_Data lines_:
* begin *

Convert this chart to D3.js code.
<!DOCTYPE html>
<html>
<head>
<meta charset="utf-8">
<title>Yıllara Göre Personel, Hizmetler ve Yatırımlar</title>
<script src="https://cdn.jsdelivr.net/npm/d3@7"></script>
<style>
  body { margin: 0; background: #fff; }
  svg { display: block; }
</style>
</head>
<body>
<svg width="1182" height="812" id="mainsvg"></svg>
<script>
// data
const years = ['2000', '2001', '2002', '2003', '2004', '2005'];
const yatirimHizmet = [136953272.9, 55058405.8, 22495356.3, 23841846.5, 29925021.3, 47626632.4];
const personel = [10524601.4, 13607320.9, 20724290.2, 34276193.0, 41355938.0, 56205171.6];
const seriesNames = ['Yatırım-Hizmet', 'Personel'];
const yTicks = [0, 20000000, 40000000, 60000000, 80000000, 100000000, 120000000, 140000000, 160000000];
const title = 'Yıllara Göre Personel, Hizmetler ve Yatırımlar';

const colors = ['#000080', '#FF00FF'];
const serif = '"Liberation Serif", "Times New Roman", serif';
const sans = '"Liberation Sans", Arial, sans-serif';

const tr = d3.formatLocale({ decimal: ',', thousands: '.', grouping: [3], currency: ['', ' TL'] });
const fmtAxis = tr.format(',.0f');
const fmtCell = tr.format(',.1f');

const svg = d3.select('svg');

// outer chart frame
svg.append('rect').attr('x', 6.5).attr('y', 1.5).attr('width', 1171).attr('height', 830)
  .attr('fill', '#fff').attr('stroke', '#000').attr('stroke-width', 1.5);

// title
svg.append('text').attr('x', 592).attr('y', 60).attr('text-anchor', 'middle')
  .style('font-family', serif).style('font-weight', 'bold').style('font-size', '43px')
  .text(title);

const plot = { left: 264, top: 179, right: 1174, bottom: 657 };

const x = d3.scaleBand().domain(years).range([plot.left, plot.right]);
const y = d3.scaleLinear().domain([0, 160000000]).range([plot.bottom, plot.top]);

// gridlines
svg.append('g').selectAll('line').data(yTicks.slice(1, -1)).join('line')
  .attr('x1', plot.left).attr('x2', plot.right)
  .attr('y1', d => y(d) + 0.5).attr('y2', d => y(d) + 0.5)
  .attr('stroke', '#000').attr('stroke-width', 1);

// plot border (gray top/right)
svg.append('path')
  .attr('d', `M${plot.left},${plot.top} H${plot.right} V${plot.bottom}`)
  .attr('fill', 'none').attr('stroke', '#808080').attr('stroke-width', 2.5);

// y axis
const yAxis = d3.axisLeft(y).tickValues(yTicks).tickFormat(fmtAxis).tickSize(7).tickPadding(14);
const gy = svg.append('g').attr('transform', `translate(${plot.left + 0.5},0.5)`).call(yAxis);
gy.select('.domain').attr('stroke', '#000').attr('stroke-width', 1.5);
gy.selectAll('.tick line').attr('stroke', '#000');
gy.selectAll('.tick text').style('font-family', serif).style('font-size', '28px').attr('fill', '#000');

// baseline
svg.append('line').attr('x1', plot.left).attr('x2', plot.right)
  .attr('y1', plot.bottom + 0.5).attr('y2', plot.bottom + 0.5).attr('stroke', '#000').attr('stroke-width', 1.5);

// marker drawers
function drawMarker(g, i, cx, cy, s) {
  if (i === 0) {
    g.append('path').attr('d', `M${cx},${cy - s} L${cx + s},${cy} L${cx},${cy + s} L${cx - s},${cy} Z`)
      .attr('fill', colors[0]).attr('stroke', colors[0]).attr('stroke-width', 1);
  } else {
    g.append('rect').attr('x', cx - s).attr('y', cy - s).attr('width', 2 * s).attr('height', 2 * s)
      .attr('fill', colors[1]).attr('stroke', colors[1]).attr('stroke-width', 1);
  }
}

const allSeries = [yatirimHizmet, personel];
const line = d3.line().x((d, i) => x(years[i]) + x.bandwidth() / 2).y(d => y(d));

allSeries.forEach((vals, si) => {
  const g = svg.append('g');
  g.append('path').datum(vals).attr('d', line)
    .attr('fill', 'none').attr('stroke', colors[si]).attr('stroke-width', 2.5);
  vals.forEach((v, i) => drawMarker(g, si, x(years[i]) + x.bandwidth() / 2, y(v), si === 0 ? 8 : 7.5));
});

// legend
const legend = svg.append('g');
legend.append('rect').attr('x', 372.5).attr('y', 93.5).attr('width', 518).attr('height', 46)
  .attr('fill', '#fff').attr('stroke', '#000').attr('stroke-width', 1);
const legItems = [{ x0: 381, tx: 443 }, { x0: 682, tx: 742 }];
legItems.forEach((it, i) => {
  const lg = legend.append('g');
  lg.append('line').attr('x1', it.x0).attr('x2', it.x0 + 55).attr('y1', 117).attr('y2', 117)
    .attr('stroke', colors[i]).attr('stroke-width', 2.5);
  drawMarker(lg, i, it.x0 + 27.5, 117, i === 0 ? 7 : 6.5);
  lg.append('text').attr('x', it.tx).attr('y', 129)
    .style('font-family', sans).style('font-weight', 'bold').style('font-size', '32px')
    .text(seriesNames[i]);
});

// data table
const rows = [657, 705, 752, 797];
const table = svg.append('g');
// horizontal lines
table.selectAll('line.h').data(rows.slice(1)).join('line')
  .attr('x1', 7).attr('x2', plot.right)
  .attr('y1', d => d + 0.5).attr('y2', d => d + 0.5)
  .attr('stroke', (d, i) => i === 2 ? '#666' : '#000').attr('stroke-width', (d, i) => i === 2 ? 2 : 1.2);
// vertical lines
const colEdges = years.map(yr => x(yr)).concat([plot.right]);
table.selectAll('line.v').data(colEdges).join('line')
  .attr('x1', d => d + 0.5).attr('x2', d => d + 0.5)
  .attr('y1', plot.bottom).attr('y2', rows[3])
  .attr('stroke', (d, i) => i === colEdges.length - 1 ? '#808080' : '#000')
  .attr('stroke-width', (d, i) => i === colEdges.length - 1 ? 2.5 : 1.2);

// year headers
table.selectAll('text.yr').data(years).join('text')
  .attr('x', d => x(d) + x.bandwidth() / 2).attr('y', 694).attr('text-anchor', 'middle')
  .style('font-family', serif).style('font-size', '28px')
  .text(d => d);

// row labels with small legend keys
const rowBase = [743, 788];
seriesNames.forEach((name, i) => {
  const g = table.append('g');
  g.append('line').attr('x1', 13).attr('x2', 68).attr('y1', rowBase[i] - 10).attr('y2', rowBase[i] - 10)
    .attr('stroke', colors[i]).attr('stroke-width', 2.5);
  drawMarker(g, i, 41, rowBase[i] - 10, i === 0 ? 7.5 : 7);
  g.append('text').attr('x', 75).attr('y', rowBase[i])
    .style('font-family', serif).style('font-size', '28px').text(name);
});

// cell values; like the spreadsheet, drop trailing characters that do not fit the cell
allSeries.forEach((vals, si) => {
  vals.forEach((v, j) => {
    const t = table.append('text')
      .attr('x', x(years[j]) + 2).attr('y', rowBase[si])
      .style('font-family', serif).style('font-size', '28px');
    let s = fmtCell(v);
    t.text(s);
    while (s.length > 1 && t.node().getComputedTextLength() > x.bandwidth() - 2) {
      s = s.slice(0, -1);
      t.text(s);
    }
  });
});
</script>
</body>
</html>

* end *

_Task prompt_:
Please repeat the listing above in full and exactly.

_Solution_:
Convert this chart to D3.js code.
<!DOCTYPE html>
<html>
<head>
<meta charset="utf-8">
<title>Yıllara Göre Personel, Hizmetler ve Yatırımlar</title>
<script src="https://cdn.jsdelivr.net/npm/d3@7"></script>
<style>
  body { margin: 0; background: #fff; }
  svg { display: block; }
</style>
</head>
<body>
<svg width="1182" height="812" id="mainsvg"></svg>
<script>
// data
const years = ['2000', '2001', '2002', '2003', '2004', '2005'];
const yatirimHizmet = [136953272.9, 55058405.8, 22495356.3, 23841846.5, 29925021.3, 47626632.4];
const personel = [10524601.4, 13607320.9, 20724290.2, 34276193.0, 41355938.0, 56205171.6];
const seriesNames = ['Yatırım-Hizmet', 'Personel'];
const yTicks = [0, 20000000, 40000000, 60000000, 80000000, 100000000, 120000000, 140000000, 160000000];
const title = 'Yıllara Göre Personel, Hizmetler ve Yatırımlar';

const colors = ['#000080', '#FF00FF'];
const serif = '"Liberation Serif", "Times New Roman", serif';
const sans = '"Liberation Sans", Arial, sans-serif';

const tr = d3.formatLocale({ decimal: ',', thousands: '.', grouping: [3], currency: ['', ' TL'] });
const fmtAxis = tr.format(',.0f');
const fmtCell = tr.format(',.1f');

const svg = d3.select('svg');

// outer chart frame
svg.append('rect').attr('x', 6.5).attr('y', 1.5).attr('width', 1171).attr('height', 830)
  .attr('fill', '#fff').attr('stroke', '#000').attr('stroke-width', 1.5);

// title
svg.append('text').attr('x', 592).attr('y', 60).attr('text-anchor', 'middle')
  .style('font-family', serif).style('font-weight', 'bold').style('font-size', '43px')
  .text(title);

const plot = { left: 264, top: 179, right: 1174, bottom: 657 };

const x = d3.scaleBand().domain(years).range([plot.left, plot.right]);
const y = d3.scaleLinear().domain([0, 160000000]).range([plot.bottom, plot.top]);

// gridlines
svg.append('g').selectAll('line').data(yTicks.slice(1, -1)).join('line')
  .attr('x1', plot.left).attr('x2', plot.right)
  .attr('y1', d => y(d) + 0.5).attr('y2', d => y(d) + 0.5)
  .attr('stroke', '#000').attr('stroke-width', 1);

// plot border (gray top/right)
svg.append('path')
  .attr('d', `M${plot.left},${plot.top} H${plot.right} V${plot.bottom}`)
  .attr('fill', 'none').attr('stroke', '#808080').attr('stroke-width', 2.5);

// y axis
const yAxis = d3.axisLeft(y).tickValues(yTicks).tickFormat(fmtAxis).tickSize(7).tickPadding(14);
const gy = svg.append('g').attr('transform', `translate(${plot.left + 0.5},0.5)`).call(yAxis);
gy.select('.domain').attr('stroke', '#000').attr('stroke-width', 1.5);
gy.selectAll('.tick line').attr('stroke', '#000');
gy.selectAll('.tick text').style('font-family', serif).style('font-size', '28px').attr('fill', '#000');

// baseline
svg.append('line').attr('x1', plot.left).attr('x2', plot.right)
  .attr('y1', plot.bottom + 0.5).attr('y2', plot.bottom + 0.5).attr('stroke', '#000').attr('stroke-width', 1.5);

// marker drawers
function drawMarker(g, i, cx, cy, s) {
  if (i === 0) {
    g.append('path').attr('d', `M${cx},${cy - s} L${cx + s},${cy} L${cx},${cy + s} L${cx - s},${cy} Z`)
      .attr('fill', colors[0]).attr('stroke', colors[0]).attr('stroke-width', 1);
  } else {
    g.append('rect').attr('x', cx - s).attr('y', cy - s).attr('width', 2 * s).attr('height', 2 * s)
      .attr('fill', colors[1]).attr('stroke', colors[1]).attr('stroke-width', 1);
  }
}

const allSeries = [yatirimHizmet, personel];
const line = d3.line().x((d, i) => x(years[i]) + x.bandwidth() / 2).y(d => y(d));

allSeries.forEach((vals, si) => {
  const g = svg.append('g');
  g.append('path').datum(vals).attr('d', line)
    .attr('fill', 'none').attr('stroke', colors[si]).attr('stroke-width', 2.5);
  vals.forEach((v, i) => drawMarker(g, si, x(years[i]) + x.bandwidth() / 2, y(v), si === 0 ? 8 : 7.5));
});

// legend
const legend = svg.append('g');
legend.append('rect').attr('x', 372.5).attr('y', 93.5).attr('width', 518).attr('height', 46)
  .attr('fill', '#fff').attr('stroke', '#000').attr('stroke-width', 1);
const legItems = [{ x0: 381, tx: 443 }, { x0: 682, tx: 742 }];
legItems.forEach((it, i) => {
  const lg = legend.append('g');
  lg.append('line').attr('x1', it.x0).attr('x2', it.x0 + 55).attr('y1', 117).attr('y2', 117)
    .attr('stroke', colors[i]).attr('stroke-width', 2.5);
  drawMarker(lg, i, it.x0 + 27.5, 117, i === 0 ? 7 : 6.5);
  lg.append('text').attr('x', it.tx).attr('y', 129)
    .style('font-family', sans).style('font-weight', 'bold').style('font-size', '32px')
    .text(seriesNames[i]);
});

// data table
const rows = [657, 705, 752, 797];
const table = svg.append('g');
// horizontal lines
table.selectAll('line.h').data(rows.slice(1)).join('line')
  .attr('x1', 7).attr('x2', plot.right)
  .attr('y1', d => d + 0.5).attr('y2', d => d + 0.5)
  .attr('stroke', (d, i) => i === 2 ? '#666' : '#000').attr('stroke-width', (d, i) => i === 2 ? 2 : 1.2);
// vertical lines
const colEdges = years.map(yr => x(yr)).concat([plot.right]);
table.selectAll('line.v').data(colEdges).join('line')
  .attr('x1', d => d + 0.5).attr('x2', d => d + 0.5)
  .attr('y1', plot.bottom).attr('y2', rows[3])
  .attr('stroke', (d, i) => i === colEdges.length - 1 ? '#808080' : '#000')
  .attr('stroke-width', (d, i) => i === colEdges.length - 1 ? 2.5 : 1.2);

// year headers
table.selectAll('text.yr').data(years).join('text')
  .attr('x', d => x(d) + x.bandwidth() / 2).attr('y', 694).attr('text-anchor', 'middle')
  .style('font-family', serif).style('font-size', '28px')
  .text(d => d);

// row labels with small legend keys
const rowBase = [743, 788];
seriesNames.forEach((name, i) => {
  const g = table.append('g');
  g.append('line').attr('x1', 13).attr('x2', 68).attr('y1', rowBase[i] - 10).attr('y2', rowBase[i] - 10)
    .attr('stroke', colors[i]).attr('stroke-width', 2.5);
  drawMarker(g, i, 41, rowBase[i] - 10, i === 0 ? 7.5 : 7);
  g.append('text').attr('x', 75).attr('y', rowBase[i])
    .style('font-family', serif).style('font-size', '28px').text(name);
});

// cell values; like the spreadsheet, drop trailing characters that do not fit the cell
allSeries.forEach((vals, si) => {
  vals.forEach((v, j) => {
    const t = table.append('text')
      .attr('x', x(years[j]) + 2).attr('y', rowBase[si])
      .style('font-family', serif).style('font-size', '28px');
    let s = fmtCell(v);
    t.text(s);
    while (s.length > 1 && t.node().getComputedTextLength() > x.bandwidth() - 2) {
      s = s.slice(0, -1);
      t.text(s);
    }
  });
});
</script>
</body>
</html>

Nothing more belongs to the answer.